It could happen next week

People really like natural disasters–watching them on TV, at least. When one actually strikes and the electricity cuts out, the food supply dwindles, and indoor plumbing becomes a memory, I’m sure there’s not so much enthusiasm. And people really like Vegas. So, despite the fact that Las Vegas hasn’t yet suffered a major natural disaster, why not put a Vegas-themed disaster on TV? Read more in the Sun:

Imagine these scenes of Las Vegas, appearing on national television:

Strip resorts collapsing to the ground. Glass and concrete tumbling onto pedestrian-filled streets. Chandeliers crashing to the floor in crowded ballrooms. Highway overpasses pancaking cars. Black clouds of smoke smothering our valley.

These depictions of devastation will be brought to you the night of Jan. 14 on The Weather Channel.
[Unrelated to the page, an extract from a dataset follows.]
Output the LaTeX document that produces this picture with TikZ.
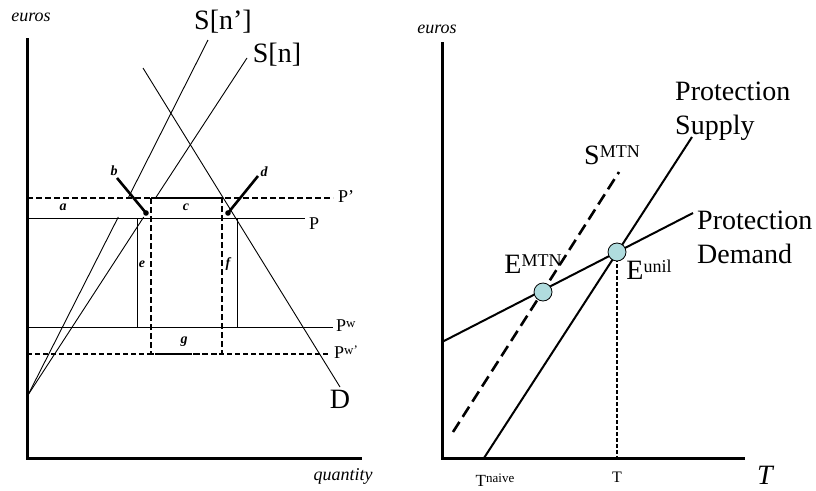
\documentclass[tikz,border=0pt]{standalone}
\usepackage{fontspec}
\setmainfont{Liberation Serif}
\definecolor{eqfill}{RGB}{176,220,222}
\begin{document}
\begin{tikzpicture}[x=1pt,y=-1pt,
  axisline/.style={line width=3pt},
  curve/.style={line width=0.9pt},
  heavy/.style={line width=2pt},
  dashthick/.style={line width=2.4pt, dash pattern=on 6pt off 3pt},
  dashmed/.style={line width=1.7pt, dash pattern=on 5pt off 3pt},
  dashlong/.style={line width=2.6pt, dash pattern=on 12pt off 6pt},
  dashfine/.style={line width=1.1pt, dash pattern=on 4pt off 2pt},
  pointer/.style={line width=2.6pt},
  eqpt/.style={circle, draw, fill=eqfill, minimum size=18pt, inner sep=0pt, line width=0.8pt},
  big/.style={font=\fontsize{28}{34}\selectfont, inner sep=0pt},
  mid/.style={font=\fontsize{18}{20}\selectfont, inner sep=0pt},
  area/.style={font=\bfseries\itshape\fontsize{14}{14}\selectfont, inner sep=0pt},
  axlabel/.style={font=\itshape\fontsize{18}{20}\selectfont, inner sep=0pt},
]
\useasboundingbox (0,0) rectangle (816,490);

% ---------------- left panel ----------------
\coordinate (LYtop) at (27,38);
\coordinate (LO) at (27,458);
\coordinate (LXend) at (362,458);
\draw[axisline] (LYtop) -- (LO) -- (LXend);
\node[axlabel] (leuros) at (31,17) {euros};
\node[axlabel] (quantity) at (343,476) {quantity};

% price lines
\coordinate (Pa) at (27,218);   \coordinate (Pb) at (305,218);
\coordinate (Ppa) at (27,198);  \coordinate (Ppb) at (333,198);
\coordinate (Pwa) at (27,327);  \coordinate (Pwb) at (333,327);
\coordinate (Pwpa) at (27,354); \coordinate (Pwpb) at (328,354);
\draw[curve] (Pa) -- (Pb);
\draw[dashthick] (Ppa) -- (Ppb);
\draw[curve] (Pwa) -- (Pwb);
\draw[dashmed] (Pwpa) -- (Pwpb);

% solid rectangle sides
\coordinate (R1) at (137,218); \coordinate (R2) at (137,327);
\coordinate (R3) at (237,218); \coordinate (R4) at (237,327);
\draw[curve] (R1) -- (R2);
\draw[curve] (R3) -- (R4);
% dashed rectangle
\coordinate (DR1) at (151,198); \coordinate (DR2) at (222,354);
\draw[dashthick] (DR1) rectangle (DR2);

% demand
\coordinate (Dtop) at (143,68); \coordinate (Dbot) at (340,387);
\draw[curve] (Dtop) -- (Dbot);

% supply curves (interrupted in the band between P' and P)
\coordinate (Sorig) at (28,395);
\coordinate (S1lo) at (118.3,217); \coordinate (S1hi) at (127.9,198.5);
\coordinate (S1top) at (208,40);
\coordinate (S2lo) at (143.7,217); \coordinate (S2hi) at (155.2,198.5);
\coordinate (S2top) at (247,58);
\draw[curve] (Sorig) -- (S1lo);
\draw[curve] (S1hi) -- (S1top);
\draw[curve] (Sorig) -- (S2lo);
\draw[curve] (S2hi) -- (S2top);

% pointers
\coordinate (bstart) at (117,178); \coordinate (bdot) at (146,213);
\coordinate (dstart) at (258,176); \coordinate (ddot) at (228,213);
\draw[pointer] (bstart) -- (bdot);
\draw[pointer] (dstart) -- (ddot);
\fill (bdot) circle (2.8pt);
\fill (ddot) circle (2.8pt);

% labels
\node[big] (Snp) at (223,22) {S[n’]};
\node[big] (Sn) at (277,55) {S[n]};
\node[big] (Dl) at (340,399) {D};
\node[mid, anchor=west] (Ppl) at (338,197) {P’};
\node[mid, anchor=west] (Pl) at (309,224) {P};
\node[mid, anchor=west] (Pwl) at (336,326) {P\raisebox{4pt}{\fontsize{13}{13}\selectfont w}};
\node[mid, anchor=west] (Pwpl) at (334,352) {P\raisebox{4pt}{\fontsize{13}{13}\selectfont w’}};
\node[area] (la) at (63,207) {a};
\node[area] (lb) at (114,171) {b};
\node[area] (lc) at (186,207) {c};
\node[area] (ld) at (264,172) {d};
\node[area] (le) at (142,264) {e};
\node[area] (lf) at (228,264) {f};
\node[area] (lg) at (184,342) {g};

% ---------------- right panel ----------------
\coordinate (RYtop) at (442,42);
\coordinate (RO) at (442,458);
\coordinate (RXend) at (745,458);
\draw[axisline] (RYtop) -- (RO) -- (RXend);
\node[axlabel] (reuros) at (437,29) {euros};
\node[font=\itshape\fontsize{28}{28}\selectfont, inner sep=0pt, anchor=base] (Tax) at (765,484) {T};

\coordinate (Eu) at (617,252);
\coordinate (Em) at (543,292);
\coordinate (Sup1) at (484,458); \coordinate (Sup2) at (692,137);
\coordinate (Dem1) at (442,342); \coordinate (Dem2) at (693,213);
\coordinate (Sm1) at (453,432);  \coordinate (Sm2) at (619,172);
\coordinate (Tfoot) at (617,458);
\draw[heavy] (Sup1) -- (Sup2);
\draw[heavy] (Dem1) -- (Dem2);
\draw[dashlong] (Sm1) -- (Sm2);
\draw[dashfine] (Eu) -- (Tfoot);
\node[eqpt] (Eunil) at (Eu) {};
\node[eqpt] (EMTN) at (Em) {};

\node[big, anchor=west, align=left] (PSl) at (675,111) {Protection\\Supply};
\node[big, anchor=west, align=left] (PDl) at (697,237) {Protection\\Demand};
\node[big] (SMl) at (612,155) {S\raisebox{6.5pt}{\fontsize{18}{18}\selectfont MTN}};
\node[big] (EMl) at (533,264) {E\raisebox{6.5pt}{\fontsize{18}{18}\selectfont MTN}};
\node[big] (EUl) at (649,270) {E\raisebox{6.5pt}{\fontsize{18}{18}\selectfont unil}};
\node[font=\fontsize{16}{16}\selectfont, inner sep=0pt] (Tl) at (617,477) {T};
\node[font=\fontsize{17}{17}\selectfont, inner sep=0pt] (Tnl) at (495,480) {T\raisebox{4pt}{\fontsize{13}{13}\selectfont naive}};
\end{tikzpicture}
\end{document}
The scenes – including the computer-generated sight of Caesars Palace as smoking ruins – are presented in a Weather Channel documentary on the impact of a hypothetical big earthquake. It’s part of a series titled, ominously, “It Could Happen Tomorrow.”
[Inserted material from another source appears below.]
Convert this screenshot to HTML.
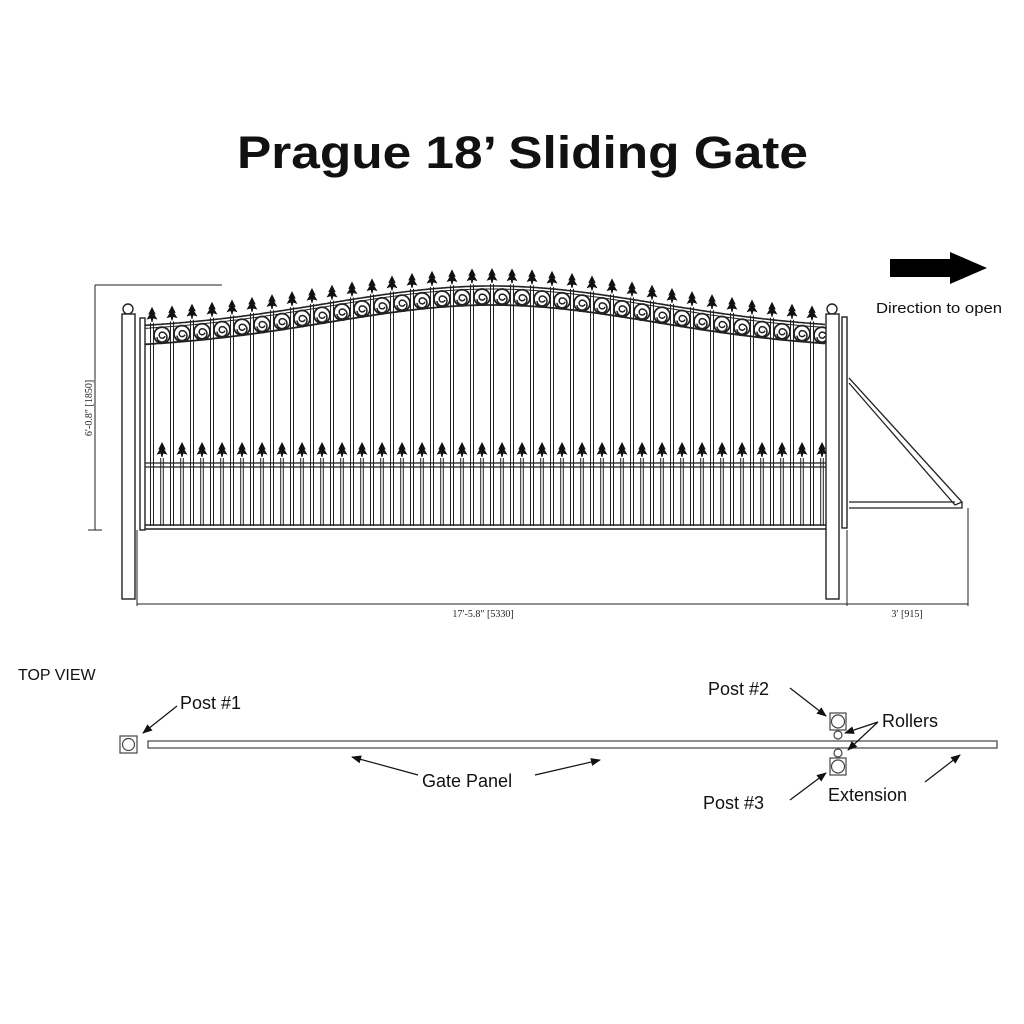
<!DOCTYPE html>
<html><head><meta charset="utf-8"><style>
html,body{margin:0;padding:0;background:#fff;width:1024px;height:1024px;overflow:hidden}
svg{display:block}
</style></head><body>
<svg id="s" width="1024" height="1024" viewBox="0 0 1024 1024" xmlns="http://www.w3.org/2000/svg">
<defs>
<marker id="ah" markerWidth="10" markerHeight="8" refX="9" refY="4" orient="auto" markerUnits="userSpaceOnUse">
<path d="M0,0 L10,4 L0,8 Z" fill="#111"/></marker>
</defs>
<text x="237" y="168" textLength="571" lengthAdjust="spacingAndGlyphs" font-family="Liberation Sans, sans-serif" font-weight="bold" font-size="45" fill="#111">Prague 18’ Sliding Gate</text>
<!-- arrow -->
<path d="M890,259 L950,259 L950,252 L987,268 L950,284 L950,277 L890,277 Z" fill="#000"/>
<text x="876" y="313" textLength="126" lengthAdjust="spacingAndGlyphs" font-family="Liberation Sans, sans-serif" font-size="14.5" fill="#111">Direction to open</text>
<g id="gate" stroke="#222" fill="none" stroke-width="1.3"></g>
<!-- posts -->
<g stroke="#222" fill="#fff" stroke-width="1.4">
<circle cx="128" cy="309" r="5"/>
<rect x="122" y="314" width="13" height="285"/>
<rect x="140" y="318" width="5" height="212"/>
<circle cx="832" cy="309" r="5"/>
<rect x="826" y="314" width="13" height="285"/>
<rect x="842" y="317" width="5" height="211"/>
</g>
<g stroke="#222" fill="none" stroke-width="1.3">
<path d="M849,378 L962,502 L955,505 L849,383"/>
<path d="M849,502 L955,502 M849,508 L962,508 L962,502"/>
<path d="M95,285 L222,285 M95,285 L95,530 M88,530 L102,530" stroke-width="1"/>
<path d="M137,530 L137,606 M137,604 L968,604 M847,530 L847,606 M968,508 L968,606" stroke-width="1"/>
</g>
<text transform="translate(92,408) rotate(-90)" text-anchor="middle" font-family="Liberation Serif, serif" font-size="10" fill="#222">6′-0.8″ [1850]</text>
<text x="483" y="617" text-anchor="middle" font-family="Liberation Serif, serif" font-size="10" fill="#222">17′-5.8″ [5330]</text>
<text x="907" y="617" text-anchor="middle" font-family="Liberation Serif, serif" font-size="10" fill="#222">3′ [915]</text>
<!-- top view -->
<g font-family="Liberation Sans, DejaVu Sans, sans-serif" font-size="18" fill="#111">
<text x="18" y="680" font-size="16">TOP  VIEW</text>
<text x="180" y="709">Post #1</text>
<text x="422" y="787">Gate Panel</text>
<text x="708" y="695">Post #2</text>
<text x="882" y="727">Rollers</text>
<text x="703" y="809">Post #3</text>
<text x="828" y="801">Extension</text>
</g>
<g stroke="#444" fill="#fff" stroke-width="1.2">
<rect x="120" y="736" width="17" height="17"/><circle cx="128.5" cy="744.5" r="6"/>
<rect x="148" y="741" width="849" height="7"/>
<rect x="830" y="713" width="16" height="17"/><circle cx="838" cy="721.5" r="6.5"/>
<circle cx="838" cy="735" r="4"/><circle cx="838" cy="753" r="4"/>
<rect x="830" y="758" width="16" height="17"/><circle cx="838" cy="766.5" r="6.5"/>
</g>
<g stroke="#111" stroke-width="1.2" marker-end="url(#ah)">
<line x1="177" y1="706" x2="143" y2="733"/>
<line x1="418" y1="775" x2="352" y2="757"/>
<line x1="535" y1="775" x2="600" y2="760"/>
<line x1="790" y1="688" x2="826" y2="716"/>
<line x1="878" y1="722" x2="845" y2="733"/>
<line x1="878" y1="722" x2="848" y2="750"/>
<line x1="790" y1="800" x2="826" y2="773"/>
<line x1="925" y1="782" x2="960" y2="755"/>
</g>
</svg>
<script>
(function(){
var g=document.getElementById('gate');var NS='http://www.w3.org/2000/svg';
function el(t,a,p){var e=document.createElementNS(NS,t);for(var k in a)e.setAttribute(k,a[k]);(p||g).appendChild(e);return e;}
function yu(x){return 330-44*Math.exp(-Math.pow((x-492)/232,2));}
var d1='',d2='',d3='';
for(var x=145;x<=826;x+=2){var y=yu(x);d1+=(x==145?'M':'L')+x+','+y.toFixed(1);d2+=(x==145?'M':'L')+x+','+(y+3).toFixed(1);d3+=(x==145?'M':'L')+x+','+(y+19).toFixed(1);}
el('path',{d:d1,'stroke-width':1.6});el('path',{d:d2,'stroke-width':1});el('path',{d:d3,'stroke-width':1.8});
el('path',{d:'M145,463 L826,463 M145,467 L826,467','stroke-width':1.2});
el('path',{d:'M145,525 L826,525 M145,529 L826,529','stroke-width':1.6});
function finial(x,y){
 el('path',{d:'M'+x+','+y+' L'+(x+3)+','+(y+6)+' L'+(x+1.5)+','+(y+6)+' L'+(x+4.5)+','+(y+11)+' L'+(x+1)+','+(y+10)+' L'+x+','+(y+14)+' L'+(x-1)+','+(y+10)+' L'+(x-4.5)+','+(y+11)+' L'+(x-1.5)+','+(y+6)+' L'+(x-3)+','+(y+6)+' Z',fill:'#111',stroke:'#111','stroke-width':0.9});
}
for(var i=0;i<34;i++){var x=152+20*i;var y=yu(x);
 el('path',{d:'M'+(x-1.5)+','+(y-2)+' L'+(x-1.5)+',526 M'+(x+1.5)+','+(y-2)+' L'+(x+1.5)+',526','stroke-width':1});
 finial(x,y-17);
}
for(var i=0;i<34;i++){var x=162+20*i;if(x>822)break;var y=yu(x);
 var cy=y+11;
 el('circle',{cx:x,cy:cy,r:8,'stroke-width':1.8});
 el('path',{d:'M'+(x+3)+','+(cy+1)+' A3,3 0 1,1 '+x+','+(cy-3)+' A5,5 0 1,1 '+(x-5)+','+(cy+2),'stroke-width':1.5});
 el('path',{d:'M'+(x-1.3)+',458 L'+(x-1.3)+',526 M'+(x+1.3)+',458 L'+(x+1.3)+',526','stroke-width':1});
 finial(x,443);
}
})();
</script>
</body></html>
Suffice to say, it’s not sponsored by the Las Vegas Convention and Visitors Authority.

The show examines the seismic risks of Southern Nevada, and a basic-cable glimpse of what could happen here – tomorrow or a hundred years from now.

Scientists have long known that Las Vegas is crisscrossed by earthquake faults and even more active faults are a few hundred miles away in California. Small earthquakes, many that are barely or not even detectable to the casual observer, are common in the region. Larger earthquakes capable of significant damage have occurred here too, but not for about 1,000 years.

“It is long odds, but we definitely do have the potential,” says Catherine Snelson, a UNLV geosciences assistant professor who was interviewed for The Weather Channel documentary. Snelson is one of several experts in the program who also were interviewed for a Nov. 27 Las Vegas Sun story on the potential for earthquakes in Southern Nevada.

“The geologists would say we’re overdue,” Snelson says. “It is a real possibility that we could see one of those earthquakes in our lifetime.”

She says the odds are 20 percent to 30 percent that Las Vegas could have a damaging earthquake in the next 50 years.

Las Vegas SUN: The ultimate ‘what if’

I’ll probably Tivo this and watch it when I can, if only out of morbid curiosity. Unless, of course, the big earthquake strikes before then.

Seriously, would you play a game with a house edge of 20-30%? Unless you’re a keno nut, probably not. But it appears that’s what all of us in the Las Vegas Valley are doing. Scary thought.